With this, the Guide can set bounds for the proponents’ expectations regarding their documents’ potential to effectively prove the narrated violation, according to Cade’s own historical understanding. Thereby, it would be possible to reduce the situations in which leniency agreements are made without subsidies, principally based on the expectation of evidence raised in future investigations or in TCC agreements (an expectation that can be frustrated). In addition, it would aid in reducing the discrepancy of understandings between the General Superintendence (the body that signs the agreement) and CADE’s Court (the body that can effectively condemn the reported conduct).
Thus, the Guide reinforces the necessity for a jurisprudential review to delimit some parameters in the adoption of the minimum evidential standard.

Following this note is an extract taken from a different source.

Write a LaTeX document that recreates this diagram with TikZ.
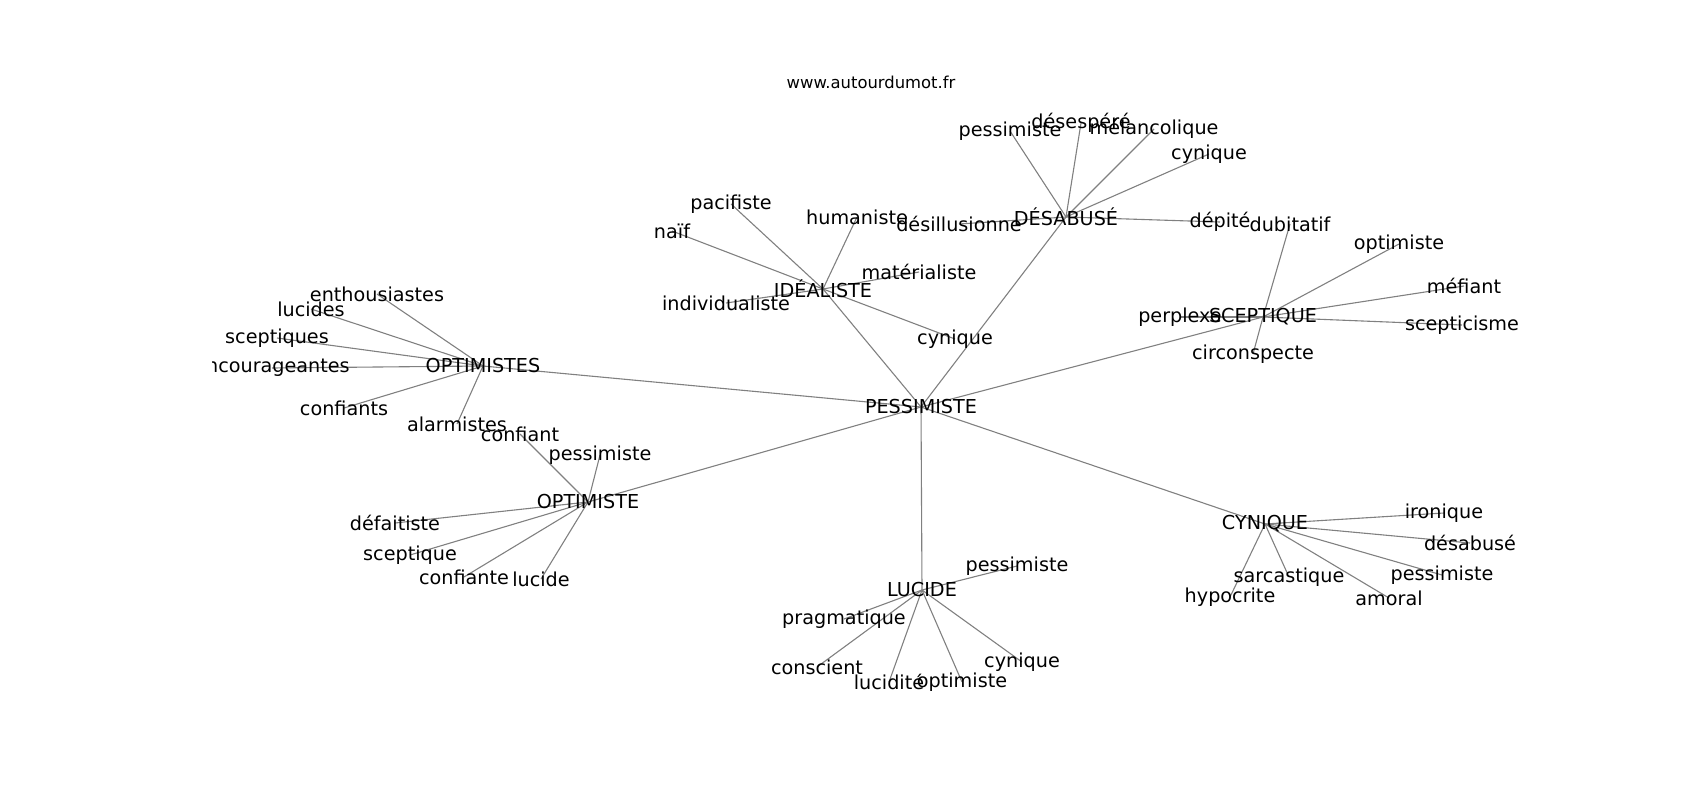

Despite this, the Guide reinforces that the investigative activity is dynamic, and that it is possible to have situations that deviate from jurisprudential standards.
Cade’s review of precedents is presented in the Guide by eight principle topics, accompanied by addendums of excerpts from the referenced decisions. They are the following: (i) examples of evidence of cartel in the reasoning of CADE’s Court; (ii) direct evidence of the existence of an agreement; (iii) indirect evidence of an agreement; (iv) evidence of the effects of the conduct in Brazil; (v) an adequate evidence set; (vi) evidence considered insufficient when presented alone; (vii) validity of the evidence presented; and (viii) evidence of the level of institutionalism of the conduct.
The Guide concludes that different types of evidence have been accepted by the Court to condemn cartels. Direct evidence is highly valued, but a conviction can also be based on indirect evidence, when presented in high enough numbers. CADE’s Court values a holistic analysis of such evidence, meaning evidence that proves the conduct through interference of the circumstances, especially when presented as an abundant, diverse set of evidence. For conducts occurring abroad, the demonstration of potential or real effect in the domestic market was shown to be indispensable.